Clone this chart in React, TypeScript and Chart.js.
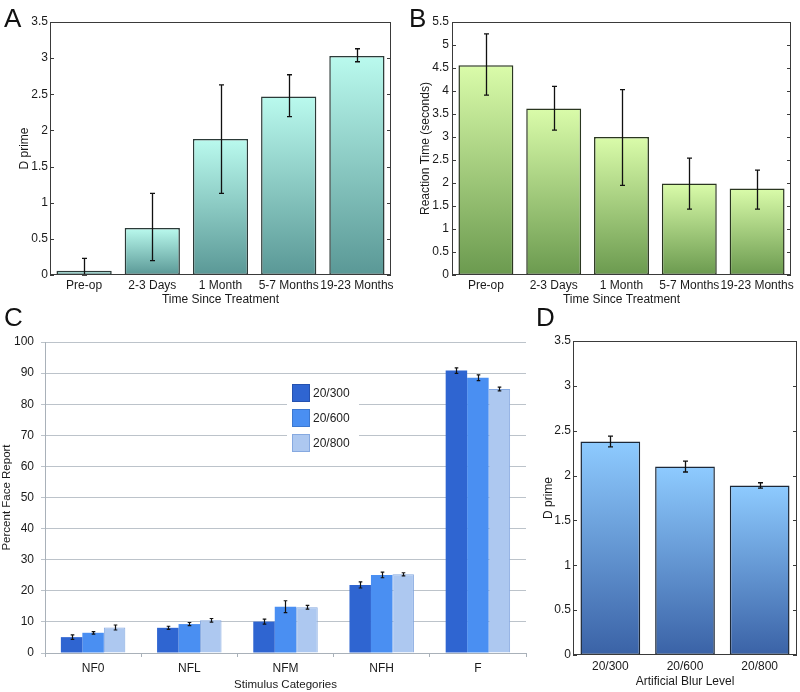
import React, { useEffect, useRef } from 'react';
import { Chart, registerables } from 'chart.js';

Chart.register(...registerables);

const FONT = "'Liberation Sans', Arial, Helvetica, sans-serif";

// ---------- Panel A: D prime over time ----------
const timeCategories = ['Pre-op', '2-3 Days', '1 Month', '5-7 Months', '19-23 Months'];
const dPrimeValues = [0.06, 0.65, 1.88, 2.47, 3.03];
const dPrimeLow = [0, 0.2, 1.13, 2.19, 2.95];
const dPrimeHigh = [0.23, 1.13, 2.63, 2.77, 3.13];

// ---------- Panel B: reaction time over time ----------
const reactionValues = [4.56, 3.62, 3.0, 1.99, 1.88];
const reactionLow = [3.91, 3.15, 1.95, 1.43, 1.43];
const reactionHigh = [5.24, 4.1, 4.03, 2.54, 2.28];

// ---------- Panel C: percent face report ----------
const stimulusCategories = ['NF0', 'NFL', 'NFM', 'NFH', 'F'];
const blurLevels = ['20/300', '20/600', '20/800'];
const face300 = [5.1, 8.1, 10.1, 21.9, 90.8];
const face600 = [6.5, 9.3, 14.9, 25.1, 88.5];
const face800 = [8.2, 10.5, 14.7, 25.3, 84.9];
const face300Err = [0.7, 0.5, 0.8, 1.0, 0.9];
const face600Err = [0.4, 0.5, 1.9, 0.9, 0.9];
const face800Err = [0.8, 0.6, 0.6, 0.5, 0.6];

// ---------- Panel D: D prime by blur ----------
const blurDPrime = [2.38, 2.1, 1.89];
const blurDPrimeErr = [0.06, 0.06, 0.03];

// ---------- plugins ----------
const errorBarPlugin = {
  id: 'errorBars',
  afterDatasetsDraw(chart: any, _args: any, opts: any) {
    if (!opts || !opts.lows) return;
    const { ctx } = chart;
    const y = chart.scales.y;
    ctx.save();
    ctx.strokeStyle = opts.color || '#111';
    ctx.lineWidth = opts.width || 1.2;
    chart.data.datasets.forEach((_ds: any, i: number) => {
      const meta = chart.getDatasetMeta(i);
      const lo = opts.lows[i];
      const hi = opts.highs[i];
      meta.data.forEach((bar: any, j: number) => {
        const x = Math.round(bar.x) + 0.5;
        const yl = y.getPixelForValue(lo[j]);
        const yh = y.getPixelForValue(hi[j]);
        const c = opts.cap || 2.5;
        ctx.beginPath();
        ctx.moveTo(x, yl);
        ctx.lineTo(x, yh);
        ctx.moveTo(x - c, yl);
        ctx.lineTo(x + c, yl);
        ctx.moveTo(x - c, yh);
        ctx.lineTo(x + c, yh);
        ctx.stroke();
      });
    });
    ctx.restore();
  },
};

const boxPlugin = {
  id: 'boxFrame',
  afterDatasetsDraw(chart: any, _args: any, opts: any) {
    if (!opts || !opts.enabled) return;
    const { ctx, chartArea: a } = chart;
    const y = chart.scales.y;
    ctx.save();
    ctx.strokeStyle = opts.color || '#333';
    ctx.lineWidth = 1;
    ctx.strokeRect(a.left + 0.5, a.top + 0.5, a.right - a.left - 1, a.bottom - a.top - 1);
    ctx.beginPath();
    y.ticks.forEach((t: any) => {
      const py = Math.round(y.getPixelForValue(t.value)) + 0.5;
      ctx.moveTo(a.left, py);
      ctx.lineTo(a.left + 4, py);
      ctx.moveTo(a.right - 4, py);
      ctx.lineTo(a.right, py);
    });
    ctx.stroke();
    ctx.restore();
  },
};

const insetLegendPlugin = {
  id: 'insetLegend',
  afterDatasetsDraw(chart: any, _args: any, opts: any) {
    if (!opts || !opts.enabled) return;
    const { ctx } = chart;
    ctx.save();
    ctx.fillStyle = '#ffffff';
    ctx.fillRect(opts.x - 5, opts.y - 4, opts.boxW, opts.boxH);
    chart.data.datasets.forEach((ds: any, i: number) => {
      const yy = opts.y + i * opts.gap;
      ctx.fillStyle = ds.backgroundColor;
      ctx.fillRect(opts.x, yy, opts.size, opts.size);
      ctx.strokeStyle = ds.legendBorder || ds.backgroundColor;
      ctx.lineWidth = 1;
      ctx.strokeRect(opts.x + 0.5, yy + 0.5, opts.size - 1, opts.size - 1);
      ctx.fillStyle = '#222';
      ctx.font = `12px ${FONT}`;
      ctx.textBaseline = 'middle';
      ctx.textAlign = 'left';
      ctx.fillText(ds.label, opts.x + opts.size + 3, yy + opts.size / 2 + 0.5);
    });
    ctx.restore();
  },
};

function gradientFill(top: string, bottom: string) {
  return (c: any) => {
    const chart = c.chart;
    if (!chart.chartArea || c.type !== 'data') return top;
    const y = chart.scales.y;
    const y0 = y.getPixelForValue(c.raw);
    const y1 = y.getPixelForValue(0);
    if (!isFinite(y0) || !isFinite(y1) || y0 === y1) return top;
    const g = chart.ctx.createLinearGradient(0, y0, 0, y1);
    g.addColorStop(0, top);
    g.addColorStop(1, bottom);
    return g;
  };
}

const plainNumber = (v: any) => `${+v}`;

function boxedBarConfig(p: {
  labels: string[];
  values: number[];
  low: number[];
  high: number[];
  top: string;
  bottom: string;
  border: string;
  yMax: number;
  yTitle: string;
  xTitle: string;
  yWidth: number;
  xHeight: number;
  padTop: number;
  padRight: number;
  yTitlePad: number;
  yTickPad: number;
  xTickPad: number;
  xTitlePadBottom: number;
  barPct: number;
}) {
  return {
    type: 'bar',
    data: {
      labels: p.labels,
      datasets: [
        {
          data: p.values,
          backgroundColor: gradientFill(p.top, p.bottom),
          borderColor: p.border,
          borderWidth: 1.5,
          borderSkipped: false,
          barPercentage: p.barPct,
          categoryPercentage: 1,
        },
      ],
    },
    options: {
      responsive: false,
      maintainAspectRatio: false,
      animation: false,
      layout: { padding: { top: p.padTop, right: p.padRight, left: 0, bottom: 0 } },
      plugins: {
        legend: { display: false },
        tooltip: { enabled: false },
        errorBars: { lows: [p.low], highs: [p.high], color: '#111', width: 1.3, cap: 2.5 },
        boxFrame: { enabled: true, color: '#3a3a3a' },
      },
      scales: {
        x: {
          grid: { display: false, drawTicks: false },
          border: { display: false },
          ticks: { color: '#1a1a1a', font: { family: FONT, size: 12 }, padding: p.xTickPad, maxRotation: 0, autoSkip: false },
          title: {
            display: true,
            text: p.xTitle,
            color: '#1a1a1a',
            font: { family: FONT, size: 12 },
            padding: { top: 0, bottom: p.xTitlePadBottom },
          },
          afterFit: (s: any) => {
            s.height = p.xHeight;
          },
        },
        y: {
          min: 0,
          max: p.yMax,
          grid: { display: false, drawTicks: false },
          border: { display: false },
          ticks: {
            stepSize: 0.5,
            color: '#1a1a1a',
            font: { family: FONT, size: 12 },
            padding: p.yTickPad,
            callback: plainNumber,
          },
          title: {
            display: true,
            text: p.yTitle,
            color: '#1a1a1a',
            font: { family: FONT, size: 12 },
            padding: { top: p.yTitlePad, bottom: 0 },
          },
          afterFit: (s: any) => {
            s.width = p.yWidth;
          },
        },
      },
    },
    plugins: [errorBarPlugin, boxPlugin],
  };
}

function configA() {
  return boxedBarConfig({
    labels: timeCategories,
    values: dPrimeValues,
    low: dPrimeLow,
    high: dPrimeHigh,
    top: '#bafaee',
    bottom: '#5a9896',
    border: '#2c3a38',
    yMax: 3.5,
    yTitle: 'D prime',
    xTitle: 'Time Since Treatment',
    yWidth: 50,
    xHeight: 35,
    padTop: 22,
    padRight: 9,
    yTitlePad: 17,
    yTickPad: 2,
    xTickPad: 3,
    xTitlePadBottom: 3,
    barPct: 0.81,
  });
}

function configB() {
  return boxedBarConfig({
    labels: timeCategories,
    values: reactionValues,
    low: reactionLow,
    high: reactionHigh,
    top: '#dafcaa',
    bottom: '#6b9a4f',
    border: '#2a3620',
    yMax: 5.5,
    yTitle: 'Reaction Time (seconds)',
    xTitle: 'Time Since Treatment',
    yWidth: 52,
    xHeight: 35,
    padTop: 22,
    padRight: 9,
    yTitlePad: 18,
    yTickPad: 3,
    xTickPad: 3,
    xTitlePadBottom: 3,
    barPct: 0.81,
  });
}

function configD() {
  return boxedBarConfig({
    labels: blurLevels,
    values: blurDPrime,
    low: blurDPrime.map((v, i) => v - blurDPrimeErr[i]),
    high: blurDPrime.map((v, i) => v + blurDPrimeErr[i]),
    top: '#8ecbff',
    bottom: '#3a62a6',
    border: '#1c2838',
    yMax: 3.5,
    yTitle: 'D prime',
    xTitle: 'Artificial Blur Level',
    yWidth: 43,
    xHeight: 37,
    padTop: 41,
    padRight: 3,
    yTitlePad: 11,
    yTickPad: 2,
    xTickPad: 4,
    xTitlePadBottom: 3,
    barPct: 0.8,
  });
}

function configC() {
  const series = [face300, face600, face800];
  const errs = [face300Err, face600Err, face800Err];
  const colors = ['#2f65d1', '#4a8ff2', '#adc8f0'];
  const borders = ['#2f65d1', '#4a8ff2', '#86a9e0'];
  const legendBorders = ['#2552b0', '#3c78d0', '#86a9e0'];
  return {
    type: 'bar',
    data: {
      labels: stimulusCategories,
      datasets: series.map((d, i) => ({
        label: blurLevels[i],
        data: d,
        backgroundColor: colors[i],
        borderColor: borders[i],
        legendBorder: legendBorders[i],
        borderWidth: i === 2 ? 1 : 0,
        barPercentage: 1,
        categoryPercentage: 0.67,
      })),
    },
    options: {
      responsive: false,
      maintainAspectRatio: false,
      animation: false,
      layout: { padding: { top: 42, right: 14, left: 0, bottom: 0 } },
      plugins: {
        legend: { display: false },
        tooltip: { enabled: false },
        errorBars: {
          lows: series.map((d, i) => d.map((v, j) => v - errs[i][j])),
          highs: series.map((d, i) => d.map((v, j) => v + errs[i][j])),
          color: '#111',
          width: 1.2,
          cap: 1.8,
        },
        insetLegend: { enabled: true, x: 292, y: 84, size: 18, gap: 25, boxW: 72, boxH: 76 },
      },
      scales: {
        x: {
          grid: { display: true, drawOnChartArea: false, drawTicks: true, tickLength: 4, color: '#a9b1b9' },
          border: { display: true, color: '#a9b1b9' },
          ticks: { color: '#1a1a1a', font: { family: FONT, size: 12 }, padding: 4, maxRotation: 0, autoSkip: false },
          title: {
            display: true,
            text: 'Stimulus Categories',
            color: '#1a1a1a',
            font: { family: FONT, size: 11.5 },
            padding: { top: 0, bottom: 0 },
          },
          afterFit: (s: any) => {
            s.height = 39;
          },
        },
        y: {
          min: 0,
          max: 100,
          grid: { display: true, drawTicks: true, tickLength: 4, color: '#bcc3ca' },
          border: { display: true, color: '#a9b1b9' },
          ticks: { stepSize: 10, color: '#1a1a1a', font: { family: FONT, size: 12 }, padding: 7 },
          title: {
            display: true,
            text: 'Percent Face Report',
            color: '#1a1a1a',
            font: { family: FONT, size: 11.5 },
            padding: { top: 0, bottom: 0 },
          },
          afterFit: (s: any) => {
            s.width = 45;
          },
        },
      },
    },
    plugins: [errorBarPlugin, insetLegendPlugin],
  };
}

function ChartBox(props: { left: number; top: number; width: number; height: number; make: () => any }) {
  const ref = useRef<HTMLCanvasElement | null>(null);
  useEffect(() => {
    if (!ref.current) return;
    const chart = new Chart(ref.current, props.make());
    return () => chart.destroy();
  }, []);
  return (
    <canvas
      ref={ref}
      width={props.width}
      height={props.height}
      style={{ position: 'absolute', left: props.left, top: props.top, width: props.width, height: props.height, display: 'block' }}
    />
  );
}

function PanelLetter(props: { text: string; left: number; top: number }) {
  return (
    <div
      style={{
        position: 'absolute',
        left: props.left,
        top: props.top,
        fontFamily: FONT,
        fontSize: 26,
        lineHeight: 1,
        color: '#111',
      }}
    >
      {props.text}
    </div>
  );
}

export default function App() {
  return (
    <div style={{ position: 'absolute', left: 0, top: 0, width: 800, height: 692, background: '#fff', overflow: 'hidden' }}>
      <ChartBox left={0} top={0} width={400} height={310} make={configA} />
      <ChartBox left={400} top={0} width={400} height={310} make={configB} />
      <ChartBox left={0} top={300} width={540} height={392} make={configC} />
      <ChartBox left={530} top={300} width={270} height={392} make={configD} />
      <PanelLetter text="A" left={4} top={5} />
      <PanelLetter text="B" left={409} top={5} />
      <PanelLetter text="C" left={4} top={304} />
      <PanelLetter text="D" left={536} top={304} />
    </div>
  );
}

=-=-=-=-=

§ Work required
Please quote the lines of the material, beginning with the first and ending with the one that contains "const blurDPrimeErr = [0.06, 0.06, 0.03];", exactly as written and without any pictures.

§ Exercise solution
Clone this chart in React, TypeScript and Chart.js.
import React, { useEffect, useRef } from 'react';
import { Chart, registerables } from 'chart.js';

Chart.register(...registerables);

const FONT = "'Liberation Sans', Arial, Helvetica, sans-serif";

// ---------- Panel A: D prime over time ----------
const timeCategories = ['Pre-op', '2-3 Days', '1 Month', '5-7 Months', '19-23 Months'];
const dPrimeValues = [0.06, 0.65, 1.88, 2.47, 3.03];
const dPrimeLow = [0, 0.2, 1.13, 2.19, 2.95];
const dPrimeHigh = [0.23, 1.13, 2.63, 2.77, 3.13];

// ---------- Panel B: reaction time over time ----------
const reactionValues = [4.56, 3.62, 3.0, 1.99, 1.88];
const reactionLow = [3.91, 3.15, 1.95, 1.43, 1.43];
const reactionHigh = [5.24, 4.1, 4.03, 2.54, 2.28];

// ---------- Panel C: percent face report ----------
const stimulusCategories = ['NF0', 'NFL', 'NFM', 'NFH', 'F'];
const blurLevels = ['20/300', '20/600', '20/800'];
const face300 = [5.1, 8.1, 10.1, 21.9, 90.8];
const face600 = [6.5, 9.3, 14.9, 25.1, 88.5];
const face800 = [8.2, 10.5, 14.7, 25.3, 84.9];
const face300Err = [0.7, 0.5, 0.8, 1.0, 0.9];
const face600Err = [0.4, 0.5, 1.9, 0.9, 0.9];
const face800Err = [0.8, 0.6, 0.6, 0.5, 0.6];

// ---------- Panel D: D prime by blur ----------
const blurDPrime = [2.38, 2.1, 1.89];
const blurDPrimeErr = [0.06, 0.06, 0.03];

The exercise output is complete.